EC: I think we can learn just to be willing to have conversations about big decisions, to question authority. I mean, I think we've fallen into a rut where we just blindly accept things and this was kind of the final straw -- not the final straw, but something that…

KB: A little too out-of-nowhere?

EC: Yeah, way too random, way too aggressive of an action for us to just sit back and let it happen. So, I think it's great to ask to engage in more of these conversation and there's been a lot of that being back in this current semester. I just really hope that that can continue throughout the rest of this year and many years to come. Just talk about where our school's headed and let people know where it's headed.

KB: Sounds like openness and dialogue are some of the keys to a more positive future in your opinion.

EC: Yeah, that's what I think.
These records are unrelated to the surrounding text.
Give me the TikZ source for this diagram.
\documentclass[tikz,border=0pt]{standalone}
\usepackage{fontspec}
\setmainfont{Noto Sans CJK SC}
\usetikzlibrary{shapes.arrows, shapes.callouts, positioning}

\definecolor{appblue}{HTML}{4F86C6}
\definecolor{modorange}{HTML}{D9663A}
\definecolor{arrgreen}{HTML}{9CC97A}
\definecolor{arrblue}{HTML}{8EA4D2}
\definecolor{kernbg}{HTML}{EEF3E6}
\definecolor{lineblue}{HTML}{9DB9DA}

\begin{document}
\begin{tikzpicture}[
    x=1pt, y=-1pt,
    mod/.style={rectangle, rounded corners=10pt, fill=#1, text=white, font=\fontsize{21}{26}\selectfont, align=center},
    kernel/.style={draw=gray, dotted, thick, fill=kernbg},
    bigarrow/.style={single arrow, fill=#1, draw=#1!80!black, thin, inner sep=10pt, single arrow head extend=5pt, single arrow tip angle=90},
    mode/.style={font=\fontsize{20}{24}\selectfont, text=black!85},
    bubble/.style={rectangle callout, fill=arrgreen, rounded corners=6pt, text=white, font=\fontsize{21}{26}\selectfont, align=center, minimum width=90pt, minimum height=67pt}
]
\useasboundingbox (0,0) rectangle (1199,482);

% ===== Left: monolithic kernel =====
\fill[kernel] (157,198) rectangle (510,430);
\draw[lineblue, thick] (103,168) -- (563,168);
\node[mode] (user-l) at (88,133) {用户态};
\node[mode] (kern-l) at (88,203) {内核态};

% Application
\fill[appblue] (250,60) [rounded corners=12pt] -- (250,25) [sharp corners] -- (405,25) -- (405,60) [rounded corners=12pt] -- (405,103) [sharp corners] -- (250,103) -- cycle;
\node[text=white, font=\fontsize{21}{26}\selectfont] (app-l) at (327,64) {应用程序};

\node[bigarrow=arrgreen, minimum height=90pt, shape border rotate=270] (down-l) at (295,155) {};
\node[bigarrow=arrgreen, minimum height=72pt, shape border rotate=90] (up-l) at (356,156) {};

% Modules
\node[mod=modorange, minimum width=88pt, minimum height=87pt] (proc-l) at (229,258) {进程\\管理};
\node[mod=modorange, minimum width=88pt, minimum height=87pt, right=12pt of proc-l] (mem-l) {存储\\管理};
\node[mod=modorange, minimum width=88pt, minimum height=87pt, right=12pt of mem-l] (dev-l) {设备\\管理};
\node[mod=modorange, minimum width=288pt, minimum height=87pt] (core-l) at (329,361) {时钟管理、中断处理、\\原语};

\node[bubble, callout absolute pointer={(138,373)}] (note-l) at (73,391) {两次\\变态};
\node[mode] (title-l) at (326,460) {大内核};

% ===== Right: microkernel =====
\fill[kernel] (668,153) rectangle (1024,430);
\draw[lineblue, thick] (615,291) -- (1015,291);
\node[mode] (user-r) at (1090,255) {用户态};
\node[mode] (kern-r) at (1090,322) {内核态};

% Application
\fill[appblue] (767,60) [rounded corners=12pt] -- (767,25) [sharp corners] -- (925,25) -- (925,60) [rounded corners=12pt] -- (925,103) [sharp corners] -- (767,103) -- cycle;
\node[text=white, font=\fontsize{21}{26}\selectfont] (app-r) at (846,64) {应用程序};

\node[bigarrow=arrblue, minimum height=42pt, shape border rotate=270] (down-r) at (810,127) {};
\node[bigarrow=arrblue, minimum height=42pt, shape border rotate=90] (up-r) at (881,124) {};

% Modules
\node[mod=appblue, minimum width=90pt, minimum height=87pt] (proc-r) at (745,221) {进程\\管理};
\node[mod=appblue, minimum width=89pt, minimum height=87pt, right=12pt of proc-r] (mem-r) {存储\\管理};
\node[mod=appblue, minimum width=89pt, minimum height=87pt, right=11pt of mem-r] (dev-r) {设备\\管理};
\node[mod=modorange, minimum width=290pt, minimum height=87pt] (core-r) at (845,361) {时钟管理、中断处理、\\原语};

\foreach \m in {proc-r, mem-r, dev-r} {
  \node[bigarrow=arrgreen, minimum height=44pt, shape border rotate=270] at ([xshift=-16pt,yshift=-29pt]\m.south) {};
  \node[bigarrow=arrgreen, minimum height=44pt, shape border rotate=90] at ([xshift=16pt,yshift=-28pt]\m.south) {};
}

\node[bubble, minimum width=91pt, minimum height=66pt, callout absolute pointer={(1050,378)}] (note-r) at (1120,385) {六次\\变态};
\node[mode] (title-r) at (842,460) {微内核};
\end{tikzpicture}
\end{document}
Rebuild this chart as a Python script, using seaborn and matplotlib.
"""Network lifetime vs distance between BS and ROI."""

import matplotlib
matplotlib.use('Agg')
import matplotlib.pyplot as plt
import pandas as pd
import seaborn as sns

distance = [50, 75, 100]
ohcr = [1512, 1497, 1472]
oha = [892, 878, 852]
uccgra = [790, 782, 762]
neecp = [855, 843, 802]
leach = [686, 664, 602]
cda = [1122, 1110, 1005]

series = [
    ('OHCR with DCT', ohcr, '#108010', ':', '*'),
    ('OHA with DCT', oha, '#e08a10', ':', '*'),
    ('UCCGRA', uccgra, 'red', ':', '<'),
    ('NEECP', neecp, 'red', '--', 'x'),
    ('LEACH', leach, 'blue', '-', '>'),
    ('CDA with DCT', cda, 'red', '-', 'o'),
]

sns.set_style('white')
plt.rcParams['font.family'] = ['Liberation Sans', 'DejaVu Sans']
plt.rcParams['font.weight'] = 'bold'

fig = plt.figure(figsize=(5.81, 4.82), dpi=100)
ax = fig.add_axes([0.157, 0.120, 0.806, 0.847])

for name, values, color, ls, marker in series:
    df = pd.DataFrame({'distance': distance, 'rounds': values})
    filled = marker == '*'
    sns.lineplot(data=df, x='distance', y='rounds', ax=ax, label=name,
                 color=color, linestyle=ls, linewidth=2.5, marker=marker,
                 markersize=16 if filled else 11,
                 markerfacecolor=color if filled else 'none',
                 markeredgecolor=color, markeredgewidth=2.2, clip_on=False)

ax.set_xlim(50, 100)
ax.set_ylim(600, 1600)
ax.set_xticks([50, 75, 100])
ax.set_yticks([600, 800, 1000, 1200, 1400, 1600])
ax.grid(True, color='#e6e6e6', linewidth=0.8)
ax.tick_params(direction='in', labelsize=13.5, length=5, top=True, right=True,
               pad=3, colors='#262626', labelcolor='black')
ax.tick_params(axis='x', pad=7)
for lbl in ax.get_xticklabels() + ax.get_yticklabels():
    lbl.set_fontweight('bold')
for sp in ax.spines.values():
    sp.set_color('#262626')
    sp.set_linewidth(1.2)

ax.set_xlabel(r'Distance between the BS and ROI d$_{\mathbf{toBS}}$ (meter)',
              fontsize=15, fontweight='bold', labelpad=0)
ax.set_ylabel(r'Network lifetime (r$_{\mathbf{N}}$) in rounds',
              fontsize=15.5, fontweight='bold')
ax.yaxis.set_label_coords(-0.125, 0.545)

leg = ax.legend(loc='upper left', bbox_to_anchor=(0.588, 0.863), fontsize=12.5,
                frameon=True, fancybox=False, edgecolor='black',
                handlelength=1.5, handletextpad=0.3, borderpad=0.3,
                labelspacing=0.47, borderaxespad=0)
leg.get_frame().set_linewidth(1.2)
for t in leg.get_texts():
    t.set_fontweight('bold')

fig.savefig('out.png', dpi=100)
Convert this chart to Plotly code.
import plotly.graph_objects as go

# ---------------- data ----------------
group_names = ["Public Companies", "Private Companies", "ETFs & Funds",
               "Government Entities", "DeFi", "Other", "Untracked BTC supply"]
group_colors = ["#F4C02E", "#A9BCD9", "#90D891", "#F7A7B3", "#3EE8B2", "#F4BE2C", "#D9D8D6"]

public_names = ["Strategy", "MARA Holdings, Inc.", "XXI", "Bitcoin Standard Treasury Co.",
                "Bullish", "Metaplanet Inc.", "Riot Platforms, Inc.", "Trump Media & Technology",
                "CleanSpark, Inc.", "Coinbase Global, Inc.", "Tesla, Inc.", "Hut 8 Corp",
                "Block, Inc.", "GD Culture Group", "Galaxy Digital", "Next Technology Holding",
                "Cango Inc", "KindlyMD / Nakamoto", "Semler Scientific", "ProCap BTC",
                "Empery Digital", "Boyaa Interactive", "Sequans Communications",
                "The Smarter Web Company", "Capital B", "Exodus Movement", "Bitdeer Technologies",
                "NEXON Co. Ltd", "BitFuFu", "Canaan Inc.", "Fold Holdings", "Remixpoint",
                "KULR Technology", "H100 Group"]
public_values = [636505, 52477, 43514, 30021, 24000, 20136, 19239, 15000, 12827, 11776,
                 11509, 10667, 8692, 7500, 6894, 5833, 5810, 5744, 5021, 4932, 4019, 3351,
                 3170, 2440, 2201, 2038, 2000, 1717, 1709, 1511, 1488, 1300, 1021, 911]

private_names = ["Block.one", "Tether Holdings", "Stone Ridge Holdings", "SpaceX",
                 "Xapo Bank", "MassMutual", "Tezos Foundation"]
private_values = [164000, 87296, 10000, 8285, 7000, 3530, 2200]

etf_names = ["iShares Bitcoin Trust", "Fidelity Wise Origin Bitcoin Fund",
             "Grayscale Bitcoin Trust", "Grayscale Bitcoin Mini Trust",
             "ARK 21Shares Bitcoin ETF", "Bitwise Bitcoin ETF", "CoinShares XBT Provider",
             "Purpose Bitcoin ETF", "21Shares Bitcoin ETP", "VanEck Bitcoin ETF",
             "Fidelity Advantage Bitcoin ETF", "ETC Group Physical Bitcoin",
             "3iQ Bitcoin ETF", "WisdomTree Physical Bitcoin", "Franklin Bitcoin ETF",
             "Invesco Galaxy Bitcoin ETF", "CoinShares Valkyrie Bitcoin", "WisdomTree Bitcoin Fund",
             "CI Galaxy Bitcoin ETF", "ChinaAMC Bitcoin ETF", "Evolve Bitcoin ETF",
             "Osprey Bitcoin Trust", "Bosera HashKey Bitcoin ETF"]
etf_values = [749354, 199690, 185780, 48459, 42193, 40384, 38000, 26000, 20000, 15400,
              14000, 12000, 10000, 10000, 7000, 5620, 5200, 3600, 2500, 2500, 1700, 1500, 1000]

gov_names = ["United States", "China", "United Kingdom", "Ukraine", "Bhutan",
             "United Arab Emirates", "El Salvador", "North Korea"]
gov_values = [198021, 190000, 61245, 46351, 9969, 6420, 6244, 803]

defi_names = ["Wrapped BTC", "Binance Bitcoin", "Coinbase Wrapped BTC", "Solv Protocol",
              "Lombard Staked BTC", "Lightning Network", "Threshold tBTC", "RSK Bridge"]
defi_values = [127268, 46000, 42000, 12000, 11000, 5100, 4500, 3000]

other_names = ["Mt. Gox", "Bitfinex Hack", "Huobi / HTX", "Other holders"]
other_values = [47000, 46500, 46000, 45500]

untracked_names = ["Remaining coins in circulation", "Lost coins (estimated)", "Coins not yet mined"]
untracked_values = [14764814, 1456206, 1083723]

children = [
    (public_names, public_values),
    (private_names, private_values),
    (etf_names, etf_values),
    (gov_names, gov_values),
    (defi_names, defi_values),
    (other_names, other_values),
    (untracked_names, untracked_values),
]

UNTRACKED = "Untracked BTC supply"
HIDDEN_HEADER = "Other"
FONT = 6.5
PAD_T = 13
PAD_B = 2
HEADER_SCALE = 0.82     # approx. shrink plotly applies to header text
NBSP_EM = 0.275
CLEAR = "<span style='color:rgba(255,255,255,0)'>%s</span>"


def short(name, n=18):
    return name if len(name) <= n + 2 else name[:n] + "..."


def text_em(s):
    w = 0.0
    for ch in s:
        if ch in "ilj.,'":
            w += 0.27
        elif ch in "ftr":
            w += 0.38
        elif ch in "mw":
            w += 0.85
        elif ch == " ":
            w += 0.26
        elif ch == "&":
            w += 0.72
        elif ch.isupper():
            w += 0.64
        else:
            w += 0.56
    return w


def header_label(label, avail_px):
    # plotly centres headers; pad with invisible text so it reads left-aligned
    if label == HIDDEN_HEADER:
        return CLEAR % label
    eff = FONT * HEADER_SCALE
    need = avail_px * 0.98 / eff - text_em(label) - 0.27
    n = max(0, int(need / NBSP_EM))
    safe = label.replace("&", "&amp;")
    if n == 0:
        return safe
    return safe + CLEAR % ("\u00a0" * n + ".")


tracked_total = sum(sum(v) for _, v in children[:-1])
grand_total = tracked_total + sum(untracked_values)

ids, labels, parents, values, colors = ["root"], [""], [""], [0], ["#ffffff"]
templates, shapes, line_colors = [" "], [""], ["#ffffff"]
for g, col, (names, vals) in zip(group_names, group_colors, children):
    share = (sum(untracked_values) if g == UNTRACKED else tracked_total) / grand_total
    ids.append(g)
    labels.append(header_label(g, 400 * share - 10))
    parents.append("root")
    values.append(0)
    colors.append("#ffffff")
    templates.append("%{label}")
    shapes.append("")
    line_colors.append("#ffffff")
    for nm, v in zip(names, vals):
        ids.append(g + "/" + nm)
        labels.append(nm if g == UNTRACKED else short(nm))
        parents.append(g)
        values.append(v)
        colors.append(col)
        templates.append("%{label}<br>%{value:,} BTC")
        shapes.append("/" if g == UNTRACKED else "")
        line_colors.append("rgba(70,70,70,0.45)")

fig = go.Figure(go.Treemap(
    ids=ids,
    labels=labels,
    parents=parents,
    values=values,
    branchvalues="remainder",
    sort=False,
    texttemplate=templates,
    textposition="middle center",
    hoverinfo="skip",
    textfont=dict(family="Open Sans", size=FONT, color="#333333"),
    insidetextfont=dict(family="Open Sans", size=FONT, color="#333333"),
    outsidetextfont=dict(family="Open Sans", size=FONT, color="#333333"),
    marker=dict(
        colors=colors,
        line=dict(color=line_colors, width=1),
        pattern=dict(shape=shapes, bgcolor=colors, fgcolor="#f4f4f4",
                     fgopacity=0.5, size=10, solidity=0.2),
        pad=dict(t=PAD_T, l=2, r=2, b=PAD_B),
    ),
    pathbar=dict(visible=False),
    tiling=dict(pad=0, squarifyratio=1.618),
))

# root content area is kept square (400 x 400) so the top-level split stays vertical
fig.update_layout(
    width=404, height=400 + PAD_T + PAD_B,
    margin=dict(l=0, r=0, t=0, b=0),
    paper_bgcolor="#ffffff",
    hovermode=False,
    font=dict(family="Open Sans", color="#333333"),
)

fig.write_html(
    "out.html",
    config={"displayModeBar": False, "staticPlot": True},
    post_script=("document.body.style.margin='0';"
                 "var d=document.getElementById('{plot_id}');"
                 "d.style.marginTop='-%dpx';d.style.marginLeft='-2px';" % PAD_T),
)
I mean, again, I don't know anything about running anything.

KB: It seems pretty complicated.

EC: I'm sure it's so much complicated than "Let's just talk about it," but I think that's always important, and maybe it can get lost in the shuffle of all the other important things.

KB: Alright, well, my last question is… People sometimes say that the point of history, or of doing history, is to learn from our mistakes so that we don't make them again. So, if you were writing this history, what is something -- maybe one thing or a couple things -- that you would focus on for the future generations to know?

EC: For mistakes made?

KB: Yeah, something that you think people that will come through UVA in the future might benefit from knowing.

EC: That is a hard question. I don't know… just, don't make those unilateral decisions. I don't think people like being told what to do and what they should want. I think they like deciding that on their own.

KB: Sounds just like democracy.

EC: Yeah, yeah. There you go. There's one word for it. Yeah, that's all I can think of. That's a good question.

KB: That's a good answer. I like it. Well, that's all I have for questions. You've been a great interviewee. Thank you.

EC: You've been a great interviewer.